It’s been decades since I lived in an apartment. Where I come from, apartment living is something you outgrow, like being vegetarian or piercing weird body parts. When you “grow up,” you get to have a mortgage, a lawn to mow, and a furnace to replace.
Not in New York City. Everyone lives in apartments here. If you’re rich, you live in lavish penthouses high above the city, and if you’re poor, you live in the Bronx. But whatever your pedigree, the same streets await you. Everyone, rich or poor, famous or infamous, mingles on the street. (Unless your driver whisks you away to Martha’s Vineyard or…wherever rich people go.)

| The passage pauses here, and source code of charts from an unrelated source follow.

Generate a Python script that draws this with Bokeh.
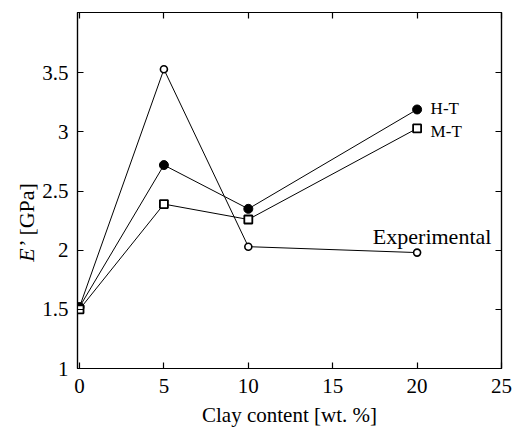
from bokeh.plotting import figure
from bokeh.models import Range1d, LinearAxis, FixedTicker, Label
from bokeh.layouts import row
from bokeh.embed import file_html
from bokeh.resources import INLINE
import math

# ---- data ----
clay = [0, 5, 10, 20]
experimental = [1.52, 3.53, 2.03, 1.98]
ht = [1.52, 2.72, 2.35, 3.19]
mt = [1.50, 2.39, 2.26, 3.03]

x_ticks = [0, 5, 10, 15, 20, 25]
x_tick_labels = ["0", "5", "10", "15", "20", "25"]
y_ticks = [1, 1.5, 2, 2.5, 3, 3.5]
y_tick_labels = ["1", "1.5", "2", "2.5", "3", "3.5"]

x_title = "Clay content [wt. %]"
y_title_italic = "E"
y_title_rest = "\u2019 [GPa]"

FONT = "Liberation Serif"
TITLE_W = 39
W, H = 516, 430

p = figure(width=W - TITLE_W, height=H, output_backend="svg", toolbar_location=None,
           x_range=Range1d(-0.12, 25), y_range=Range1d(1, 4.01),
           min_border_left=75 - TITLE_W, min_border_right=15, min_border_top=12,
           min_border_bottom=62)
p.grid.visible = False
p.outline_line_color = "black"
p.outline_line_width = 1.2
p.background_fill_color = "white"
p.border_fill_color = "white"

def style_axis(ax, ticks, labels=None, show_labels=True):
    ax.ticker = FixedTicker(ticks=ticks)
    ax.minor_tick_line_color = None
    ax.major_tick_in = 6
    ax.major_tick_out = 0
    ax.major_tick_line_color = "black"
    ax.major_tick_line_width = 1.2
    ax.axis_line_color = "black"
    ax.axis_line_width = 1.2
    if show_labels:
        ax.major_label_text_font = FONT
        ax.major_label_text_font_size = "21px"
        ax.major_label_text_color = "black"
        if labels is not None:
            ax.major_label_overrides = {t: l for t, l in zip(ticks, labels)}
    else:
        ax.major_label_text_font_size = "0px"
        ax.major_label_standoff = 0
        ax.major_label_text_color = None

style_axis(p.xaxis[0], x_ticks, x_tick_labels)
p.xaxis[0].major_label_standoff = 10
p.xaxis[0].axis_label = x_title
p.xaxis[0].axis_label_text_font = FONT
p.xaxis[0].axis_label_text_font_size = "21px"
p.xaxis[0].axis_label_text_font_style = "normal"
p.xaxis[0].axis_label_text_color = "black"
p.xaxis[0].axis_label_standoff = 7
style_axis(p.yaxis[0], y_ticks, y_tick_labels)
p.yaxis[0].major_label_standoff = 9

top = LinearAxis()
style_axis(top, x_ticks, show_labels=False)
p.add_layout(top, "above")
right = LinearAxis()
style_axis(right, y_ticks, show_labels=False)
p.add_layout(right, "right")

# ---- series ----
p.line(clay, experimental, line_color="black", line_width=1)
p.line(clay, ht, line_color="black", line_width=1)
p.line(clay, mt, line_color="black", line_width=1)
p.scatter(clay, experimental, marker="circle", size=7, fill_color="white",
          line_color="black", line_width=1.6)
p.scatter(clay, ht, marker="circle", size=9, fill_color="black", line_color="black")
p.scatter(clay, mt, marker="square", size=8, fill_color="white",
          line_color="black", line_width=1.8)

# ---- annotations ----
p.add_layout(Label(x=20.8, y=3.20, text="H-T", text_font=FONT, text_font_size="17px",
                   text_color="black", text_baseline="alphabetic"))
p.add_layout(Label(x=20.8, y=3.00, text="M-T", text_font=FONT, text_font_size="17px",
                   text_color="black", text_baseline="alphabetic"))
p.add_layout(Label(x=24.4, y=2.12, text="Experimental", text_font=FONT, text_font_size="22px",
                   text_color="black", text_align="right", text_baseline="alphabetic"))

# ---- y-axis title in a narrow side panel (figure) ----
t = figure(width=TITLE_W, height=H, output_backend="svg", toolbar_location=None,
           x_range=Range1d(0, TITLE_W), y_range=Range1d(0, H),
           x_axis_location=None, y_axis_location=None,
           min_border_left=0, min_border_right=0, min_border_top=0, min_border_bottom=0)
t.grid.visible = False
t.outline_line_color = None
t.background_fill_color = "white"
t.border_fill_color = "white"
t.add_layout(Label(x=26, y=H - 301, text=y_title_italic,
                   text_font=FONT, text_font_size="22px", text_font_style="italic",
                   text_color="black", angle=math.pi / 2,
                   text_align="left", text_baseline="middle"))
t.add_layout(Label(x=26, y=H - 283, text=y_title_rest,
                   text_font=FONT, text_font_size="22px",
                   text_color="black", angle=math.pi / 2,
                   text_align="left", text_baseline="middle"))

layout = row(t, p, spacing=0)
open("out.html", "w").write(file_html(layout, INLINE))
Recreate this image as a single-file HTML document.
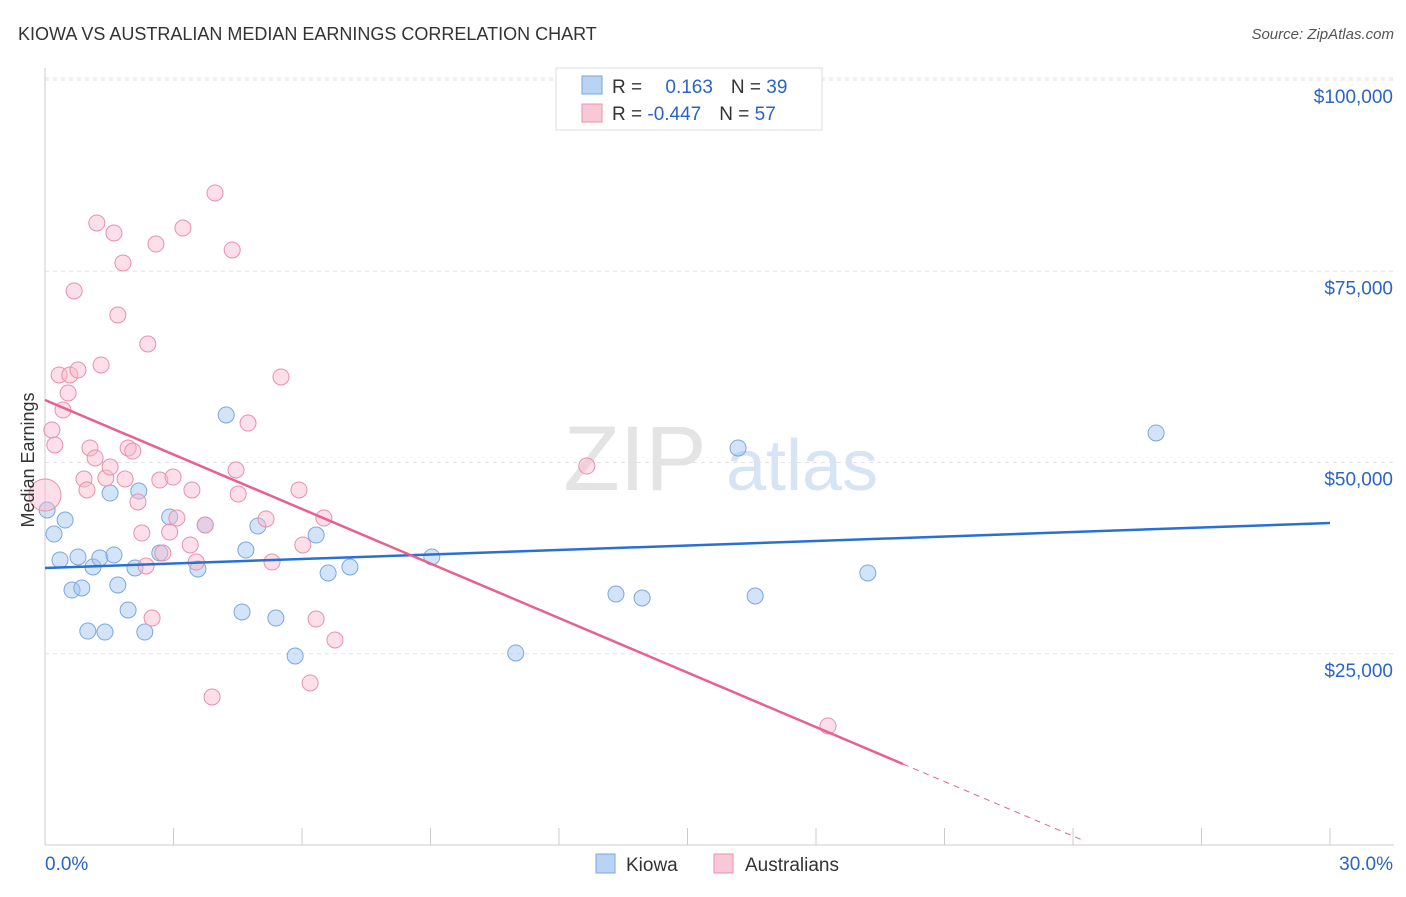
<!DOCTYPE html>
<html><head><meta charset="utf-8"><style>
body{margin:0;background:#fff;font-family:"Liberation Sans",sans-serif}
svg text{font-family:"Liberation Sans",sans-serif}
</style></head><body>
<svg id="c" width="1406" height="892">
<text x="18" y="40" font-size="18" fill="#333">KIOWA VS AUSTRALIAN MEDIAN EARNINGS CORRELATION CHART</text>
<text x="1394" y="39" font-size="15" fill="#555" font-style="italic" text-anchor="end">Source: ZipAtlas.com</text>
<g><text x="635" y="490" font-size="92" fill="#e4e4e4" font-family="Liberation Serif" text-anchor="middle">ZIP</text><text x="802" y="490" font-size="72" fill="#d6e4f4" text-anchor="middle">atlas</text></g>
<g id="grid"></g><g id="axes"></g><g id="pts"></g><g id="lines"></g>
<text x="34" y="460" font-size="18" fill="#333" text-anchor="middle" transform="rotate(-90 34 460)">Median Earnings</text>
<g>
<rect x="556" y="68" width="266" height="62" fill="#fff" stroke="#ddd"/>
<rect x="582" y="76" width="20" height="18" fill="#b8d3f4" stroke="#7aa7e0"/>
<rect x="582" y="104" width="20" height="18" fill="#f9c8d6" stroke="#e890aa"/>
<text x="612" y="93" font-size="19" fill="#333">R = <tspan fill="#2a64c6" dx="18">0.163</tspan><tspan dx="18" fill="#333">N = </tspan><tspan fill="#2a64c6">39</tspan></text>
<text x="612" y="120" font-size="19" fill="#333">R = <tspan fill="#2a64c6">-0.447</tspan><tspan dx="18" fill="#333">N = </tspan><tspan fill="#2a64c6">57</tspan></text>
</g>
<g>
<rect x="596" y="854" width="19" height="19" fill="#b8d3f4" stroke="#7aa7e0"/>
<text x="626" y="871" font-size="19" fill="#333">Kiowa</text>
<rect x="714" y="854" width="19" height="19" fill="#f9c8d6" stroke="#e890aa"/>
<text x="745" y="871" font-size="19" fill="#333">Australians</text>
</g>
</svg>
<script>
const yTicks=[25000,50000,75000,100000];
const yTickLabels=["$25,000","$50,000","$75,000","$100,000"];
const xTickLabels=["0.0%","30.0%"];
const kiowaX=[0.05,0.21,0.47,0.35,0.63,0.77,0.86,1.00,1.12,1.28,1.40,1.52,1.61,1.70,1.94,2.10,2.19,2.33,2.68,2.91,3.57,3.74,4.23,4.60,4.69,4.97,5.39,5.84,6.33,6.61,7.12,9.03,10.99,13.33,13.94,16.18,16.58,19.21,25.94];
const kiowaY=[43790,40650,42480,37260,33330,37650,33600,27970,36340,37520,27840,46010,37910,33990,30720,36210,46270,27840,38170,42880,36080,41830,56210,30460,38560,41700,29670,24710,40520,35560,36340,37650,25100,32810,32290,51900,32550,35560,53860];
const ausX=[0.00,0.16,0.23,0.33,0.42,0.54,0.58,0.68,0.77,0.91,0.98,1.05,1.17,1.21,1.31,1.42,1.52,1.61,1.70,1.82,1.87,1.94,2.05,2.17,2.26,2.36,2.40,2.50,2.59,2.68,2.75,2.91,2.99,3.08,3.22,3.39,3.43,3.53,3.74,3.90,3.97,4.37,4.46,4.51,4.74,5.16,5.30,5.51,5.93,6.02,6.19,6.33,6.51,6.77,12.65,18.28];
const ausY=[45750,54250,52290,61440,56860,59090,61440,72420,62090,47840,46410,51900,50590,81310,62750,47970,49410,80000,69280,76080,47840,51900,51500,44840,40780,36470,65490,29670,78560,47710,38170,40910,48100,42750,80650,39220,46410,36990,41830,19350,85230,77780,49020,45880,55160,42620,36990,61180,46410,39220,21180,29540,42750,26800,49540,15560];
const kiowaTrend=[36210,42090];
const ausTrend=[58170,10590,600];
const ausTrendX=[0,20.03,24.24];
const sx=v=>45+v/30*1285, sy=v=>845-v*0.00765;
const NS="http://www.w3.org/2000/svg";
function mk(p,t,a){const e=document.createElementNS(NS,t);for(const k in a)e.setAttribute(k,a[k]);document.getElementById(p).appendChild(e);return e;}
yTicks.forEach((t,i)=>{
 let g=mk('grid','line',{x1:45,x2:1394,y1:sy(t),y2:sy(t),stroke:'#e2e2e2','stroke-dasharray':'4 4'});
 
 
 let l=mk('axes','text',{x:1393,y:sy(t)+23,'font-size':19,fill:'#2a64c6','text-anchor':'end'});l.textContent=yTickLabels[i];
 
 
});
let tg=mk('grid','line',{x1:45,x2:1394,y1:78,y2:78,stroke:'#e2e2e2','stroke-dasharray':'4 4'});


let ax=mk('axes','line',{x1:45,x2:45,y1:68,y2:845,stroke:'#ccc'});


let bx=mk('axes','line',{x1:45,x2:1394,y1:845,y2:845,stroke:'#ccc'});


for(let i=1;i<=10;i++){let t=mk('axes','line',{x1:sx(i*3),x2:sx(i*3),y1:828,y2:845,stroke:'#ccc'});
 
 }
[[0,'start',45],[30,'end',1393]].forEach((d,i)=>{let t=mk('axes','text',{x:d[2],y:870,'font-size':19,fill:'#2a64c6','text-anchor':d[1]});t.textContent=xTickLabels[i];
 
 });
kiowaX.forEach((x,i)=>{let c=mk('pts','circle',{cx:sx(x),cy:sy(kiowaY[i]),r:8,fill:'rgba(160,195,240,0.45)',stroke:'#7aa7e0','stroke-width':1});
 
 });
ausX.forEach((x,i)=>{let c=mk('pts','circle',{cx:sx(x),cy:sy(ausY[i]),r:i==0?16:8,fill:'rgba(248,185,205,0.45)',stroke:'#e890aa','stroke-width':1});
 
 });
let kl=mk('lines','line',{x1:sx(0),y1:sy(kiowaTrend[0]),x2:sx(30),y2:sy(kiowaTrend[1]),stroke:'#2a6fd4','stroke-width':2.5});


let al=mk('lines','line',{x1:sx(ausTrendX[0]),y1:sy(ausTrend[0]),x2:sx(ausTrendX[1]),y2:sy(ausTrend[1]),stroke:'#e8608c','stroke-width':2.5});


let ad=mk('lines','line',{x1:sx(ausTrendX[1]),y1:sy(ausTrend[1]),x2:sx(ausTrendX[2]),y2:sy(ausTrend[2]),stroke:'#e8608c','stroke-width':1,'stroke-dasharray':'6 5'});


</script>
</body></html>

The sheer density of people is astounding. All those towering buildings are full of people, and they go on for miles. The rents are astounding, too. Back in the day, I think I rented my spacious two-bedroom apartment in the heart of Detroit for, oh, about $300/month. That was when the city was the Murder Capital of the World. As I recall, there were 600 murders one year. So, yes, rents were cheap.
I don’t think you could live on the street in New York for $300. I’m staying at the northern tip of Manhattan which is considered slightly off the beaten track (an oxymoron in New York–tracks to everywhere are beaten) and somewhat less fashionable, ergo, cheaper. (Cheap being relative here.)
The rent is $1800/month, which is more than three times the mortgage on the large Victorian house with three acres that I used to own.
Here’s what $1800/month gets you in New York:
So there you have it. Nothing fancy, but very livable. Still, you could buy a whole lotta square footage for that rent in about 95 percent of the rest of the country.